Avrupa Birliği Komisyonunun Brexit Başmüzakerecisi Michel Barnier, Avrupa Ekonomik ve Sosyal Komitesi’nde, İngiltere'nin AB'den ayrılmasıyla (Brexit) ilgili müzakerelerdeki son durumu anlattı.
Brexit’in vatandaşlar, işletmeler ve istihdamla ilgili belirsizlik anlamı taşıdığını belirten Barnier, ekonomik ve sosyal aktörlerin bu belirsizliğe hazırlanmaları gerektiğini, İngiltere’nin 2019 Mart ayı sonunda AB için 3’üncü ülke konumuna geleceğini söyledi.
Barnirer, ilişkilerin geleceği hakkında İngiliz hükümeti ve AB'nin kırmızı çizgilerini belirlediğini anımsatarak, Brexit'in İngiltere’nin AB ortak pazarından ve gümrük birliğinden ayrılması anlamı taşıdığını ifade etti.
AB tarafının, ortak pazarda insan, ürün, hizmet ve sermayenin serbest dolaşımını bölünemez olarak kabul ettiğine işaret eden Barnier, "Ortak pazarın yarım içerisinde yarım dışarısında olunamaz." diye konuştu.

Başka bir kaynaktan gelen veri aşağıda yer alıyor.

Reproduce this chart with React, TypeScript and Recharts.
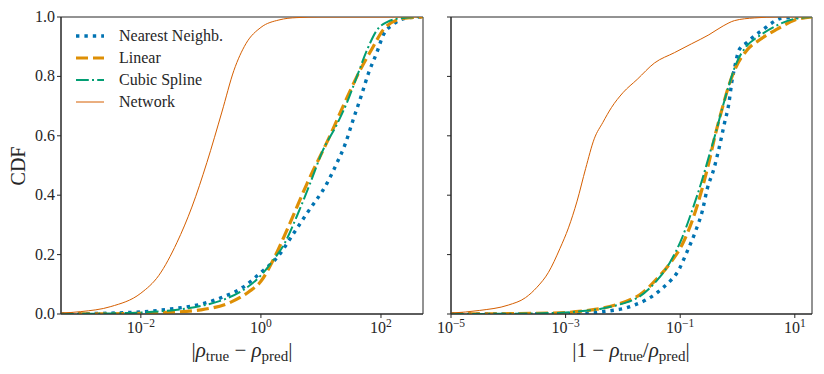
import React from "react";
import { LineChart, Line, XAxis, YAxis, ReferenceArea } from "recharts";

const FONT = "'Liberation Serif', 'DejaVu Serif', serif";
const INK = "#262626";

const C_NN = "#0173b2";
const C_LIN = "#de8f05";
const C_CUBIC = "#029e73";
const C_NET = "#d55e00";

const yTicks = [0, 0.2, 0.4, 0.6, 0.8, 1.0];

// left panel: |rho_true - rho_pred|, x read as log10 exponents
const absDomainExp = [-3.33, 2.7];
const absTickExp = [-2, 0, 2];

const absNearestExp = [-3.33, -2.5, -2.0, -1.5, -1.0, -0.6, -0.3, 0.0, 0.27, 0.54, 0.77, 1.1, 1.27, 1.4, 1.53, 1.68, 1.79, 1.93, 2.04, 2.2, 2.44, 2.7];
const absNearestCdf = [0.0, 0.003, 0.007, 0.017, 0.033, 0.06, 0.09, 0.14, 0.19, 0.27, 0.34, 0.44, 0.51, 0.57, 0.65, 0.74, 0.81, 0.88, 0.94, 0.975, 0.997, 1.0];

const absLinearExp = [-3.33, -2.0, -1.5, -1.0, -0.5, -0.2, 0.0, 0.2, 0.45, 0.77, 1.15, 1.37, 1.65, 1.87, 2.03, 2.27, 2.5, 2.7];
const absLinearCdf = [0.0, 0.002, 0.006, 0.014, 0.04, 0.075, 0.11, 0.18, 0.29, 0.44, 0.6, 0.7, 0.82, 0.9, 0.955, 0.99, 0.998, 1.0];

const absCubicExp = [-3.33, -2.5, -2.0, -1.5, -1.0, -0.6, -0.3, 0.0, 0.2, 0.4, 0.6, 0.82, 1.03, 1.27, 1.43, 1.6, 1.77, 1.93, 2.1, 2.37, 2.7];
const absCubicCdf = [0.0, 0.002, 0.005, 0.012, 0.027, 0.05, 0.08, 0.13, 0.18, 0.24, 0.33, 0.44, 0.55, 0.64, 0.71, 0.8, 0.89, 0.955, 0.983, 0.997, 1.0];

const absNetworkExp = [-3.33, -3.0, -2.5, -2.0, -1.7, -1.4, -1.15, -0.9, -0.65, -0.45, -0.25, 0.0, 0.3, 0.6, 1.0, 2.7];
const absNetworkCdf = [0.003, 0.008, 0.025, 0.07, 0.13, 0.24, 0.36, 0.51, 0.68, 0.82, 0.91, 0.965, 0.99, 0.998, 1.0, 1.0];

// right panel: |1 - rho_true/rho_pred|
const relDomainExp = [-5, 1.3];
const relTickExp = [-5, -3, -1, 1];

const relNearestExp = [-5, -3.5, -3.0, -2.6, -2.35, -2.15, -1.95, -1.8, -1.6, -1.45, -1.31, -1.16, -1.05, -0.88, -0.73, -0.61, -0.53, -0.41, -0.32, -0.23, -0.15, -0.1, -0.05, 0.03, 0.17, 0.32, 0.46, 0.6, 0.77, 1.3];
const relNearestCdf = [0.0, 0.0, 0.001, 0.003, 0.008, 0.013, 0.02, 0.03, 0.047, 0.065, 0.087, 0.114, 0.14, 0.21, 0.28, 0.35, 0.42, 0.49, 0.56, 0.64, 0.71, 0.78, 0.83, 0.89, 0.915, 0.94, 0.96, 0.98, 0.996, 1.0];

const relLinearExp = [-5, -4, -3.3, -3.0, -2.7, -2.4, -2.1, -1.85, -1.7, -1.45, -1.2, -0.95, -0.78, -0.62, -0.5, -0.38, -0.27, -0.15, -0.03, 0.15, 0.4, 0.7, 1.0, 1.3];
const relLinearCdf = [0.0, 0.001, 0.003, 0.005, 0.01, 0.018, 0.032, 0.05, 0.065, 0.11, 0.165, 0.24, 0.32, 0.42, 0.51, 0.61, 0.69, 0.77, 0.83, 0.885, 0.925, 0.96, 0.99, 1.0];

const relCubicExp = [-5, -4, -3.3, -3.0, -2.7, -2.4, -2.1, -1.85, -1.7, -1.42, -1.19, -0.96, -0.79, -0.62, -0.5, -0.38, -0.27, -0.15, -0.03, 0.15, 0.37, 0.67, 1.0, 1.3];
const relCubicCdf = [0.0, 0.001, 0.003, 0.005, 0.01, 0.017, 0.03, 0.045, 0.06, 0.11, 0.17, 0.26, 0.35, 0.45, 0.53, 0.61, 0.69, 0.77, 0.84, 0.9, 0.935, 0.97, 0.994, 1.0];

const relNetworkExp = [-5, -4.5, -4.0, -3.7, -3.5, -3.3, -3.1, -2.95, -2.8, -2.65, -2.5, -2.35, -2.2, -2.0, -1.75, -1.45, -1.1, -0.8, -0.5, -0.25, -0.05, 0.3, 0.7, 1.3];
const relNetworkCdf = [0.003, 0.012, 0.03, 0.055, 0.09, 0.14, 0.22, 0.29, 0.38, 0.49, 0.59, 0.645, 0.695, 0.745, 0.79, 0.845, 0.88, 0.91, 0.94, 0.97, 0.988, 0.997, 1.0, 1.0];

const pts = (exps: number[], cdf: number[]) =>
  exps.map((e, i) => ({ x: Math.pow(10, e), y: cdf[i] }));

const SERIES = [
  { name: "Nearest Neighb.", color: C_NN, width: 3.4, dash: "3.4 5" },
  { name: "Linear", color: C_LIN, width: 3.2, dash: "12 5" },
  { name: "Cubic Spline", color: C_CUBIC, width: 2, dash: "12.8 3.2 2 3.2" },
  { name: "Network", color: C_NET, width: 1, dash: undefined },
];

function PowTick(props: any) {
  const { x, y, payload } = props;
  const exp = Math.round(Math.log10(payload.value));
  const expText = exp < 0 ? "\u2212" + -exp : String(exp);
  return (
    <text x={x} y={y} dy={13} textAnchor="middle" fill={INK} fontFamily={FONT} fontSize={16}>
      <tspan>10</tspan>
      <tspan dy={-6} fontSize={11.5}>{expText}</tspan>
    </text>
  );
}

function CdfTick(props: any) {
  const { x, y, payload } = props;
  return (
    <text x={x} y={y} dy={5} textAnchor="end" fill={INK} fontFamily={FONT} fontSize={16}>
      {payload.value.toFixed(1)}
    </text>
  );
}

const NoTick = () => <g />;

function AbsLabel() {
  return (
    <text x={242} y={357} textAnchor="middle" fill={INK} fontFamily={FONT} fontSize={21}>
      <tspan>|</tspan>
      <tspan fontStyle="italic">ρ</tspan>
      <tspan dy={4} fontSize={15}>true</tspan>
      <tspan dy={-4}> − </tspan>
      <tspan fontStyle="italic">ρ</tspan>
      <tspan dy={4} fontSize={15}>pred</tspan>
      <tspan dy={-4}>|</tspan>
    </text>
  );
}

function RelLabel() {
  return (
    <text x={241} y={357} textAnchor="middle" fill={INK} fontFamily={FONT} fontSize={21}>
      <tspan>|1 − </tspan>
      <tspan fontStyle="italic">ρ</tspan>
      <tspan dy={4} fontSize={15}>true</tspan>
      <tspan dy={-4}>/</tspan>
      <tspan fontStyle="italic">ρ</tspan>
      <tspan dy={4} fontSize={15}>pred</tspan>
      <tspan dy={-4}>|</tspan>
    </text>
  );
}

function CdfLabel() {
  return (
    <text x={25} y={166} transform="rotate(-90 25 166)" textAnchor="middle" fill={INK} fontFamily={FONT} fontSize={20}>
      CDF
    </text>
  );
}

function Panel(props: {
  sets: { x: number; y: number }[][];
  domainExp: number[];
  tickExp: number[];
  showY: boolean;
  width: number;
  xLabel: React.ReactElement;
}) {
  const domain = [Math.pow(10, props.domainExp[0]), Math.pow(10, props.domainExp[1])];
  const ticks = props.tickExp.map((e) => Math.pow(10, e));
  return (
    <LineChart width={props.width} height={374} margin={{ top: 17, right: 7, bottom: 30, left: 21 }}>
      <XAxis
        dataKey="x"
        type="number"
        scale="log"
        domain={domain}
        ticks={ticks}
        interval={0}
        allowDataOverflow
        height={30}
        tickSize={4}
        tickMargin={2}
        stroke={INK}
        tick={<PowTick />}
        label={props.xLabel}
      />
      <YAxis
        type="number"
        domain={[0, 1]}
        ticks={yTicks}
        interval={0}
        allowDataOverflow
        width={40}
        tickSize={4}
        tickMargin={2}
        stroke={INK}
        tick={props.showY ? <CdfTick /> : <NoTick />}
        label={props.showY ? <CdfLabel /> : undefined}
      />
      <ReferenceArea x1={domain[0]} x2={domain[1]} y1={0} y2={1} fill="none" stroke={INK} strokeWidth={1} strokeOpacity={1} />
      {SERIES.map((s, i) => (
        <Line
          key={s.name}
          data={props.sets[i]}
          dataKey="y"
          type="monotone"
          stroke={s.color}
          strokeWidth={s.width}
          strokeDasharray={s.dash}
          strokeLinecap="butt"
          dot={false}
          activeDot={false}
          isAnimationActive={false}
        />
      ))}
    </LineChart>
  );
}

function LegendBox() {
  return (
    <div style={{ position: "absolute", left: 76, top: 25, fontFamily: FONT, fontSize: 16, color: INK }}>
      {SERIES.map((s) => (
        <div key={s.name} style={{ height: 22, display: "flex", alignItems: "center" }}>
          <svg width={28} height={10} style={{ marginRight: 15 }}>
            <line x1={0} y1={5} x2={28} y2={5} stroke={s.color} strokeWidth={s.width} strokeDasharray={s.dash} />
          </svg>
          <span style={{ whiteSpace: "nowrap" }}>{s.name}</span>
        </div>
      ))}
    </div>
  );
}

export default function App() {
  const absSets = [
    pts(absNearestExp, absNearestCdf),
    pts(absLinearExp, absLinearCdf),
    pts(absCubicExp, absCubicCdf),
    pts(absNetworkExp, absNetworkCdf),
  ];
  const relSets = [
    pts(relNearestExp, relNearestCdf),
    pts(relLinearExp, relLinearCdf),
    pts(relCubicExp, relCubicCdf),
    pts(relNetworkExp, relNetworkCdf),
  ];
  return (
    <div style={{ position: "absolute", left: 0, top: 0, width: 824, height: 374, background: "#fff", overflow: "hidden" }}>
      <div style={{ position: "absolute", left: 0, top: 0 }}>
        <Panel sets={absSets} domainExp={absDomainExp} tickExp={absTickExp} showY width={430} xLabel={<AbsLabel />} />
      </div>
      <div style={{ position: "absolute", left: 390, top: 0 }}>
        <Panel sets={relSets} domainExp={relDomainExp} tickExp={relTickExp} showY={false} width={429} xLabel={<RelLabel />} />
      </div>
      <LegendBox />
    </div>
  );
}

Barnier, AB'nin sadece bir "pazar alanı" olmadığını aynı zamanda ekonomik ve sosyal bir topluluk olduğunu, belirlenen ortak standartlara 3'üncü ülkelerin saygı göstermesi gerektiğini söyledi.
Ortak pazardan çıkılmasına rağmen bunun bütün faydalarından yararlanılabilmesinin kesinlikle mümkün olmadığını vurgulayan Barnier, "Ortak pazardan çıktıktan sonra yapılacak gümrük birliği anlaşması ile sürtünmesiz ticaret mümkün değil." ifadesini kullandı.
AB’den ayrılmanın sonuçları olacağını belirten Barnier, "Bunu İngilizlere anlatmalıyız. Net olmamız gerekir. Bu, AB'nin değil İngiltere'nin yaptığı tercihin bir sonucudur. Brexit kararı cezalandırılmıyor." değerlendirmelerinde bulundu.
İngiltere, geçen sene haziran ayında yapılan referandumla AB'den ayrılma kararı almış, 29 Mart'ta da Lizbon Anlaşması'nın 50. maddesini işleterek ayrılık sürecini resmen başlatmıştı. AB ise 29 Nisan'da yaptığı özel zirveyle müzakerelerdeki ilkelerini belirlemişti.
Müzakerelerde bir sonraki tur 17 Temmuz'da Brüksel'de devam edecek.
AB, iki yıl sürmesi beklenen müzakerelerde ilerleme kaydedilmeden herhangi bir ticaret anlaşması görüşmesine karşıyken, İngiltere ikisinin aynı anda yürütülmesini istiyor.
AB'nin, İngiltere'nin önceki taahhütlerinden dolayı 60 milyar avroluk bir fatura ödemesi gerektiğini savunması, müzakerelerdeki en zorlayıcı konulardan biri olarak öne çıkıyor. İngiltere'de yaşayan AB vatandaşları ile AB ülkelerinde yaşayan İngiltere vatandaşlarının durumu ve Kuzey İrlanda ile İrlanda Cumhuriyeti arasındaki sınır da önemli bir tartışma konusu.